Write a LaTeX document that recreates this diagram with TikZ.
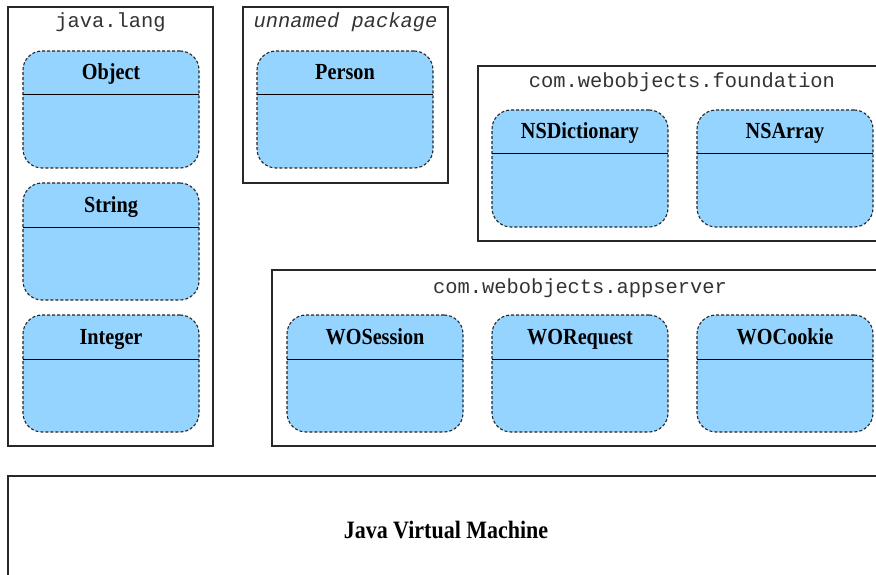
\documentclass[tikz,border=0pt]{standalone}
\usepackage{fontspec}
\setmainfont{Liberation Serif}
\setmonofont{Liberation Mono}
\newfontfamily\titlefont{Liberation Serif}[FakeStretch=0.88]
\definecolor{classfill}{RGB}{148,212,255}
\definecolor{pkgline}{RGB}{40,40,40}
\tikzset{
  pkgbox/.style={draw=pkgline, line width=1.2pt, fill=white, inner sep=0pt, outer sep=0pt,
                 anchor=north west},
  pkglabel/.style={anchor=base, inner sep=0pt, text=black!80, font=\ttfamily\fontsize{20.4}{24}\selectfont},
  classbox/.style={draw=black!85, dashed, dash pattern=on 3pt off 2pt, line width=1.1pt,
                   fill=classfill, rounded corners=19pt, minimum width=176pt, minimum height=117pt,
                   inner sep=0pt, outer sep=0pt, anchor=north west},
  ctitle/.style={anchor=base, inner sep=0pt, font=\titlefont\bfseries\fontsize{23}{26}\selectfont},
  divider/.style={draw=black, line width=1pt},
}
\newcommand{\classbox}[4]{%
  \node[classbox] (#1) at (#2,#3) {};
  \node[ctitle] (#1-t) at ([yshift=-29pt]#1.north) {#4};
  \draw[divider] ([yshift=-44pt]#1.north west) -- ([yshift=-44pt]#1.north east);
}
\begin{document}
\begin{tikzpicture}[x=1pt,y=-1pt]
\useasboundingbox (0,0) rectangle (876,575);
\clip (0,0) rectangle (876,575);
\fill[white] (0,0) rectangle (876,575);

% package: java.lang
\node[pkgbox, minimum width=205pt, minimum height=439pt] (jl) at (8,7) {};
\node[pkglabel] (jl-l) at ([yshift=-21pt]jl.north) {java.lang};
\classbox{object}{23}{51}{Object}
\classbox{string}{23}{183}{String}
\classbox{integer}{23}{315}{Integer}

% unnamed package
\node[pkgbox, minimum width=205pt, minimum height=176pt] (up) at (243,7) {};
\node[pkglabel, font=\ttfamily\itshape\fontsize{20.4}{24}\selectfont] (up-l) at ([yshift=-21pt]up.north) {unnamed package};
\classbox{person}{257}{51}{Person}

% package: com.webobjects.foundation
\node[pkgbox, minimum width=420pt, minimum height=175pt] (fd) at (478,66) {};
\node[pkglabel] (fd-l) at (682,88) {com.webobjects.foundation};
\classbox{nsdict}{492}{110}{NSDictionary}
\classbox{nsarray}{697}{110}{NSArray}

% package: com.webobjects.appserver
\node[pkgbox, minimum width=626pt, minimum height=176pt] (as) at (272,270) {};
\node[pkglabel] (as-l) at (580,293) {com.webobjects.appserver};
\classbox{wosession}{287}{315}{WOSession}
\classbox{worequest}{492}{315}{WORequest}
\classbox{wocookie}{697}{315}{WOCookie}

% runtime
\node[pkgbox, line width=1.6pt, minimum width=900pt, minimum height=130pt] (jvm) at (8,476) {};
\node[anchor=base, inner sep=0pt, font=\titlefont\bfseries\fontsize{25}{28}\selectfont] (jvm-l) at (446,538) {Java Virtual Machine};
\end{tikzpicture}
\end{document}
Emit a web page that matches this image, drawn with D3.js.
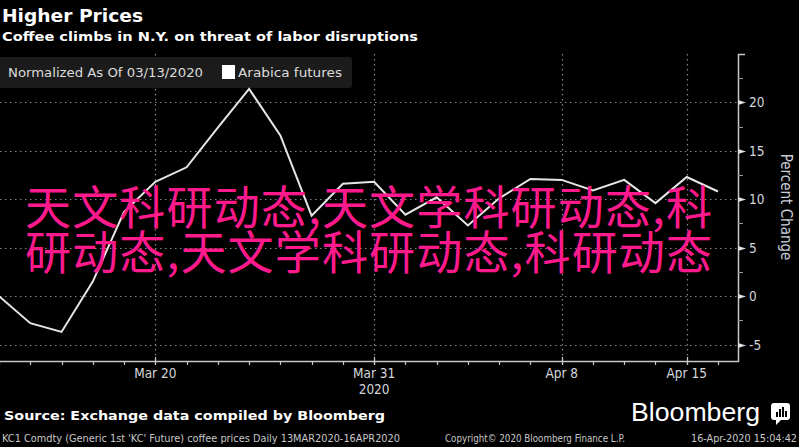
<!DOCTYPE html>
<html>
<head>
<meta charset="utf-8">
<script src="https://cdn.jsdelivr.net/npm/d3@7"></script>
<style>
  html, body { margin: 0; padding: 0; background: #000; }
  body { position: relative; width: 799px; height: 447px; overflow: hidden; }
  svg { display: block; position: absolute; left: 0; top: 0; }
</style>
</head>
<body>
<svg id="chart" width="799" height="447"></svg>
<script>
// ---- data ----
const dates = ["2020-03-13","2020-03-16","2020-03-17","2020-03-18","2020-03-19","2020-03-20",
  "2020-03-23","2020-03-24","2020-03-25","2020-03-26","2020-03-27","2020-03-30","2020-03-31",
  "2020-04-01","2020-04-02","2020-04-03","2020-04-06","2020-04-07","2020-04-08","2020-04-09",
  "2020-04-13","2020-04-14","2020-04-15","2020-04-16"];
const arabica = [0, -2.8, -3.7, 1.5, 8.7, 11.8, 13.3, 17.4, 21.4, 16.6, 8.3, 11.6, 11.8,
  8.4, 10.2, 7.3, 10.1, 12.1, 12.0, 10.9, 12.0, 9.6, 12.3, 10.8];
const xMajorDates = ["2020-03-20","2020-03-31","2020-04-08","2020-04-15"];
const xMajorLabels = ["Mar 20","Mar 31","Apr 8","Apr 15"];
const yMajorTicks = [-5, 0, 5, 10, 15, 20];
const yMinorTicks = [-2.5, 2.5, 7.5, 12.5, 17.5, 22.5];
const yDomain = [-6.6, 25];
const overlayLines = ["天文科研动态,天文学科研动态,科", "研动态,天文学科研动态,科研动态"];

const svg = d3.select("#chart");
const W = 799, H = 447;
const plotLeft = 0, plotRight = 738, plotTop = 54, plotBottom = 361;

svg.append("rect").attr("width", W).attr("height", H).attr("fill", "#000");

const x = d3.scalePoint().domain(dates).range([-1, 718]);
const y = d3.scaleLinear().domain(yDomain).range([plotBottom - 1, plotTop]);

const condensed = "'Liberation Sans Narrow','DejaVu Sans Condensed','Roboto Condensed','Liberation Sans',sans-serif";
const tahoma = "'DejaVu Sans','Noto Sans',sans-serif";

// ---- gridlines ----
const grid = svg.append("g");
grid.selectAll("line.h").data(yMajorTicks).join("line")
  .attr("x1", plotLeft).attr("x2", plotRight)
  .attr("y1", d => Math.round(y(d)) + 0.5).attr("y2", d => Math.round(y(d)) + 0.5)
  .attr("stroke", "#858585").attr("stroke-width", 1.2).attr("stroke-dasharray", "1.5,3.5");
grid.selectAll("line.v").data(xMajorDates).join("line")
  .attr("x1", d => Math.round(x(d)) + 0.5).attr("x2", d => Math.round(x(d)) + 0.5)
  .attr("y1", plotTop).attr("y2", plotBottom)
  .attr("stroke", "#858585").attr("stroke-width", 1.2).attr("stroke-dasharray", "1.5,3.5");

// ---- legend ----
const leg = svg.append("g");
leg.append("rect").attr("x", -6).attr("y", 57).attr("width", 358).attr("height", 31)
  .attr("rx", 3).attr("fill", "#1b1b1b");
leg.append("text").attr("x", 8).attr("y", 77).text("Normalized As Of 03/13/2020")
  .attr("fill", "#dcdcdc").attr("font-family", tahoma).attr("font-size", 13)
  .attr("textLength", 195).attr("lengthAdjust", "spacingAndGlyphs");
leg.append("rect").attr("x", 222).attr("y", 65).attr("width", 13).attr("height", 14)
  .attr("fill", "#ffffff");
leg.append("text").attr("x", 238).attr("y", 77).text("Arabica futures")
  .attr("fill", "#dcdcdc").attr("font-family", tahoma).attr("font-size", 13)
  .attr("textLength", 104).attr("lengthAdjust", "spacingAndGlyphs");

// ---- line ----
const line = d3.line().x((d, i) => x(dates[i])).y(d => y(d));
svg.append("path").datum(arabica).attr("d", line)
  .attr("fill", "none").attr("stroke", "#e6e6e6").attr("stroke-width", 2)
  .attr("stroke-linejoin", "miter");

// ---- x axis ----
const axCol = "#c8c8c8";
svg.append("line").attr("x1", plotLeft).attr("x2", plotRight + 0.5)
  .attr("y1", plotBottom + 0.5).attr("y2", plotBottom + 0.5)
  .attr("stroke", axCol).attr("stroke-width", 1.5);
svg.append("g").selectAll("line").data(dates).join("line")
  .attr("x1", d => Math.round(x(d)) + 0.5).attr("x2", d => Math.round(x(d)) + 0.5)
  .attr("y1", plotBottom).attr("y2", plotBottom + 4)
  .attr("stroke", axCol).attr("stroke-width", 1.2);
svg.append("g").selectAll("line").data(xMajorDates).join("line")
  .attr("x1", d => Math.round(x(d)) + 0.5).attr("x2", d => Math.round(x(d)) + 0.5)
  .attr("y1", plotBottom - 4).attr("y2", plotBottom + 4)
  .attr("stroke", axCol).attr("stroke-width", 1.2);
svg.append("g").selectAll("text").data(xMajorDates).join("text")
  .attr("x", d => x(d)).attr("y", 378).attr("text-anchor", "middle")
  .text((d, i) => xMajorLabels[i])
  .attr("fill", "#d4d6dc").attr("font-family", condensed).attr("font-size", 13.5);
svg.append("text").attr("x", x("2020-03-31")).attr("y", 394).attr("text-anchor", "middle")
  .text("2020").attr("fill", "#d4d6dc").attr("font-family", condensed).attr("font-size", 13.5);

// ---- y axis (right) ----
svg.append("line").attr("x1", plotRight + 0.5).attr("x2", plotRight + 0.5)
  .attr("y1", plotTop).attr("y2", plotBottom + 1)
  .attr("stroke", axCol).attr("stroke-width", 1.5);
svg.append("line").attr("x1", plotRight).attr("x2", plotRight + 7)
  .attr("y1", plotTop + 0.5).attr("y2", plotTop + 0.5)
  .attr("stroke", axCol).attr("stroke-width", 1.5);
svg.append("g").selectAll("line").data(yMinorTicks).join("line")
  .attr("x1", plotRight).attr("x2", plotRight + 5)
  .attr("y1", d => Math.round(y(d)) + 0.5).attr("y2", d => Math.round(y(d)) + 0.5)
  .attr("stroke", "#9a9a9a").attr("stroke-width", 1);
svg.append("g").selectAll("path").data(yMajorTicks).join("path")
  .attr("d", d => {
    const yy = Math.round(y(d)) + 0.5;
    return `M${plotRight},${yy - 2.5}L${plotRight + 8},${yy}L${plotRight},${yy + 2.5}Z`;
  })
  .attr("fill", "#e0e0e0");
svg.append("g").selectAll("text").data(yMajorTicks).join("text")
  .attr("x", 749).attr("y", d => y(d) + 5).text(d => d)
  .attr("fill", "#d4d6dc").attr("font-family", condensed).attr("font-size", 13.5);
svg.append("text").attr("transform", "translate(781,207) rotate(90)")
  .attr("text-anchor", "middle").text("Percent Change")
  .attr("fill", "#c8ccd6").attr("font-family", condensed).attr("font-size", 15);

// ---- titles ----
svg.append("text").attr("x", 2).attr("y", 22).text("Higher Prices")
  .attr("fill", "#ffffff").attr("font-family", tahoma).attr("font-weight", "bold")
  .attr("font-size", 17).attr("textLength", 141).attr("lengthAdjust", "spacingAndGlyphs");
svg.append("text").attr("x", 2).attr("y", 41).text("Coffee climbs in N.Y. on threat of labor disruptions")
  .attr("fill", "#ffffff").attr("font-family", tahoma).attr("font-weight", "bold")
  .attr("font-size", 13).attr("textLength", 416).attr("lengthAdjust", "spacingAndGlyphs");

// ---- footer ----
svg.append("text").attr("x", 4).attr("y", 420).text("Source: Exchange data compiled by Bloomberg")
  .attr("fill", "#ffffff").attr("font-family", tahoma).attr("font-weight", "bold")
  .attr("font-size", 13).attr("textLength", 381).attr("lengthAdjust", "spacingAndGlyphs");
svg.append("text").attr("x", 2).attr("y", 442)
  .text("KC1 Comdty (Generic 1st 'KC' Future) coffee prices  Daily 13MAR2020-16APR2020")
  .attr("fill", "#c8c8c8").attr("font-family", condensed).attr("font-size", 10)
  .attr("textLength", 398).attr("lengthAdjust", "spacingAndGlyphs");
svg.append("text").attr("x", 445).attr("y", 442).text("Copyright\u00A9 2020 Bloomberg Finance L.P.")
  .attr("fill", "#c8c8c8").attr("font-family", condensed).attr("font-size", 10)
  .attr("textLength", 180).attr("lengthAdjust", "spacingAndGlyphs");
svg.append("text").attr("x", 797).attr("y", 442).attr("text-anchor", "end").text("16-Apr-2020 15:04:42")
  .attr("fill", "#c8c8c8").attr("font-family", condensed).attr("font-size", 10)
  .attr("textLength", 106).attr("lengthAdjust", "spacingAndGlyphs");
svg.append("text").attr("x", 631).attr("y", 421).text("Bloomberg")
  .attr("fill", "#ffffff").attr("font-family", "'Liberation Sans','Noto Sans',sans-serif")
  .attr("font-size", 25).attr("textLength", 129).attr("lengthAdjust", "spacingAndGlyphs");
const logo = svg.append("g").attr("transform", "translate(771,403)");
logo.append("rect").attr("width", 19).attr("height", 17).attr("rx", 3).attr("fill", "#ffffff");
logo.append("path").attr("d", "M5,17L5,22L10,17Z").attr("fill", "#ffffff");
[[5,9],[8,6],[11,4],[14,8]].forEach(([bx, by]) =>
  logo.append("rect").attr("x", bx).attr("y", by).attr("width", 2).attr("height", 14 - by).attr("fill", "#000"));

// ---- overlay text: one justified block with two lines ----
const pink = "#fe1a8c";
const ov = d3.select("body").append("div")
  .style("position", "absolute").style("left", "25px").style("top", "181.5px")
  .style("width", "687px")
  .style("font-family", "'Noto Sans CJK SC','Noto Sans CJK JP',sans-serif")
  .style("font-size", "46px").style("line-height", "45px")
  .style("color", pink).style("white-space", "nowrap")
  .style("text-align", "justify").style("text-align-last", "justify")
  .style("text-justify", "inter-character");
overlayLines.forEach((t, i) => {
  if (i > 0) ov.append("br");
  ov.append(() => document.createTextNode(t));
});
</script>
</body>
</html>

_ _ _ _

__Problem__
Return each line where "that" shows up.

__Answer__
Write a LaTeX document that recreates this diagram with TikZ.
Emit a web page that matches this image, drawn with D3.js.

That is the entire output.